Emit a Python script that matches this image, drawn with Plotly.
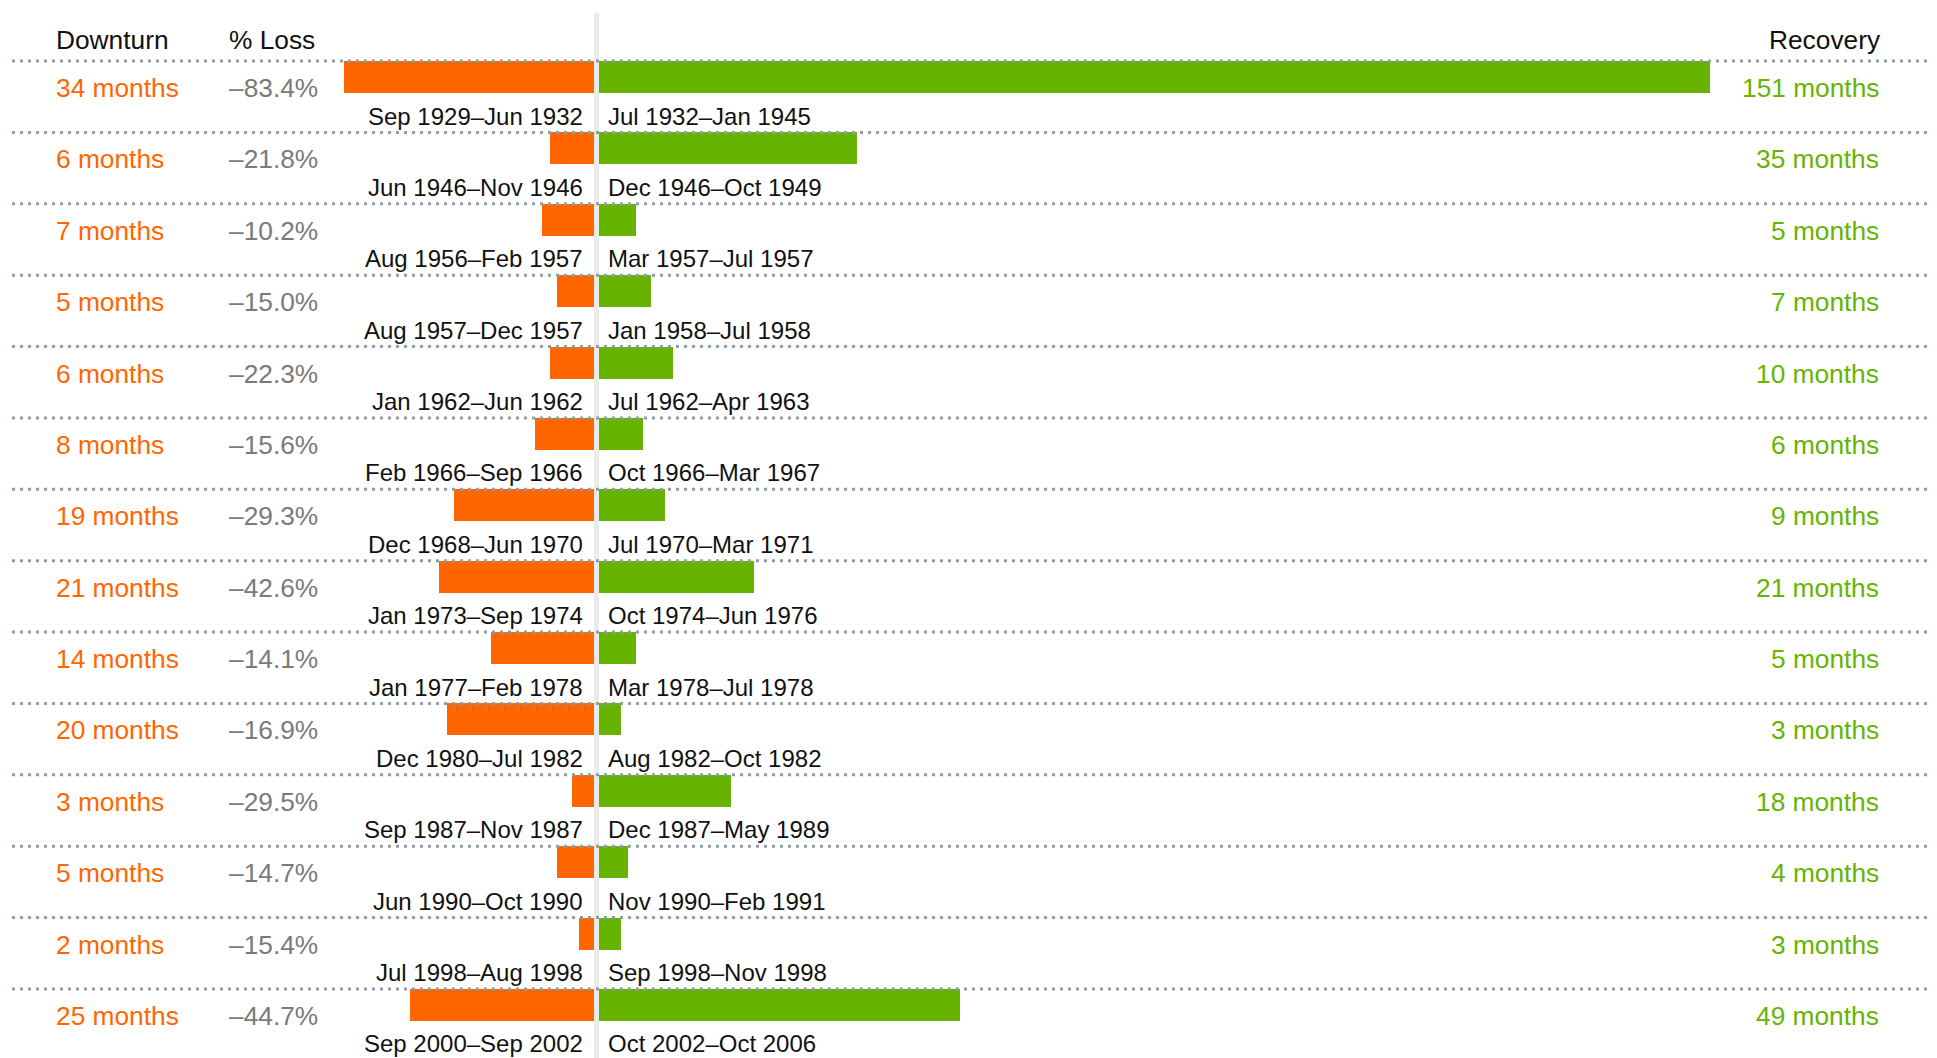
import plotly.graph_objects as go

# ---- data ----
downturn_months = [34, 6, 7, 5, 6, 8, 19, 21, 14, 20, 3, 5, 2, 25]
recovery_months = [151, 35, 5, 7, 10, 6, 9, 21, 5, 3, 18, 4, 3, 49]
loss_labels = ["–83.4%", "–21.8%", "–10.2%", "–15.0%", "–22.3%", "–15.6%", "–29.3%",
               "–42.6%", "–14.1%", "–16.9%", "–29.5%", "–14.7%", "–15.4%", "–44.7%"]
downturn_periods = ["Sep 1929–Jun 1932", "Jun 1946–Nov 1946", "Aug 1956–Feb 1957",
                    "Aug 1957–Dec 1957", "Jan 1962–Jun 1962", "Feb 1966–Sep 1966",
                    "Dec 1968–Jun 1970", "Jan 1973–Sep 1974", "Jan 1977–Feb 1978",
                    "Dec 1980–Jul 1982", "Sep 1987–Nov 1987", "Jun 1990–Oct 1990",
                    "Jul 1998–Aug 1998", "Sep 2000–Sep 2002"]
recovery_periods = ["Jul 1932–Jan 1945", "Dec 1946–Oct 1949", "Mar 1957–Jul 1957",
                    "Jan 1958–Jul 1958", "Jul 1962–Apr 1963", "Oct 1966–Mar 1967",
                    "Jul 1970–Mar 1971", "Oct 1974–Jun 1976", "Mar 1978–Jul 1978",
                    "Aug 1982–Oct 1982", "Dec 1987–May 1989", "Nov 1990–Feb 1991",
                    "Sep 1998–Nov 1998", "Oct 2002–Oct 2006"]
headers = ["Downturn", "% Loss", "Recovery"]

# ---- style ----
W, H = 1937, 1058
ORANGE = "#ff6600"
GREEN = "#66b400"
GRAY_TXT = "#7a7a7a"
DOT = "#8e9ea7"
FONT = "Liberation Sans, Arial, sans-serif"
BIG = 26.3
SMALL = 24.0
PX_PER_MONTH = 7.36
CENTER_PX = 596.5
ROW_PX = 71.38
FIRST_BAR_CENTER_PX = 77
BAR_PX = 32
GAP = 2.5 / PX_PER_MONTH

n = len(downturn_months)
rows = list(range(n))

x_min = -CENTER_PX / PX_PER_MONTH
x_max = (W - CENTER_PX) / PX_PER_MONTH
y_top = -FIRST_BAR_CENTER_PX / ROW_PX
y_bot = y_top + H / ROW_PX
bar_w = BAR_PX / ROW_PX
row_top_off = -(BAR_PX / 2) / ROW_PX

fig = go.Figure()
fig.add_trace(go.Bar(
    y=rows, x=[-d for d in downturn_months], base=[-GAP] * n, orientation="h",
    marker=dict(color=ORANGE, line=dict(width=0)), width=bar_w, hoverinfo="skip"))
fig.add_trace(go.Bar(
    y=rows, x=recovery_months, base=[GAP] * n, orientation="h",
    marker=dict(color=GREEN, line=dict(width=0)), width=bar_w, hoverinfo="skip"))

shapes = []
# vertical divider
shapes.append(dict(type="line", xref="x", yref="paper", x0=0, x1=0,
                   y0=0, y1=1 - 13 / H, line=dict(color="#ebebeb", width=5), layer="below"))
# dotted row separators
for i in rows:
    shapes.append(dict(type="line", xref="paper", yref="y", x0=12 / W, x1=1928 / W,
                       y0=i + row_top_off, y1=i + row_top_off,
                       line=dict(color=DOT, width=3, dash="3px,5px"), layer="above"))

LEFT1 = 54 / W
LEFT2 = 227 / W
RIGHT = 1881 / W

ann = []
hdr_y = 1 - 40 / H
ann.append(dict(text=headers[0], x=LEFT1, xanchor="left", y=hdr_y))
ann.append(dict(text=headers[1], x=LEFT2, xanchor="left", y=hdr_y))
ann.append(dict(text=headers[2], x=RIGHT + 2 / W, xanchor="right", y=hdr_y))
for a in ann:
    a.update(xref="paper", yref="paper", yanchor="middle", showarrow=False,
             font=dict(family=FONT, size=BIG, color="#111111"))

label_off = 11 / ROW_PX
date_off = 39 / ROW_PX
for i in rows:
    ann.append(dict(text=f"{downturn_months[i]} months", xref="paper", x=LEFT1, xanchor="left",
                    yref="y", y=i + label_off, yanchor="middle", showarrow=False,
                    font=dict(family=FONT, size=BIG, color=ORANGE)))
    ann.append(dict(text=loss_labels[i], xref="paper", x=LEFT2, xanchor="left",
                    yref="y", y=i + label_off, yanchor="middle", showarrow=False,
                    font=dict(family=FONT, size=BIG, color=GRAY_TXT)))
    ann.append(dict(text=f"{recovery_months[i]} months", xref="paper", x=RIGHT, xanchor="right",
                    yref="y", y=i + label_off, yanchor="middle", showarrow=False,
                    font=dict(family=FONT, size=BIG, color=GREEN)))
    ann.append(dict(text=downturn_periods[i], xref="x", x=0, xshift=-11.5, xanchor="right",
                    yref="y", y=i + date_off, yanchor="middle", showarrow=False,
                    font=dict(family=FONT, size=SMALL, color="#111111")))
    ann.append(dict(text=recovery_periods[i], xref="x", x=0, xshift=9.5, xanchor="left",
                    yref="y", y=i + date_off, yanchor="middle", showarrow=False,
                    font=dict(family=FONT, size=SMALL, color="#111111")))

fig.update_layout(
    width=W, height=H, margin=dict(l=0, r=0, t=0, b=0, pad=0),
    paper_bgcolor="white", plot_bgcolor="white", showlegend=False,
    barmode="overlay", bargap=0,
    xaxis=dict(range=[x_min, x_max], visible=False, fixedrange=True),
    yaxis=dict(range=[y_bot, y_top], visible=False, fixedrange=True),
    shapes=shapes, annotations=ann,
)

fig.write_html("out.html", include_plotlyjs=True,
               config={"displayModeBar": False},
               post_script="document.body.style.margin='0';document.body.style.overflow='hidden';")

### WHAT IS EXPECTED
Pictures excluded, repeat exactly the lines from the top of the material through the line with "import plotly.graph_objects as go", including both of those lines.

### ANSWER IN FULL
Emit a Python script that matches this image, drawn with Plotly.
import plotly.graph_objects as go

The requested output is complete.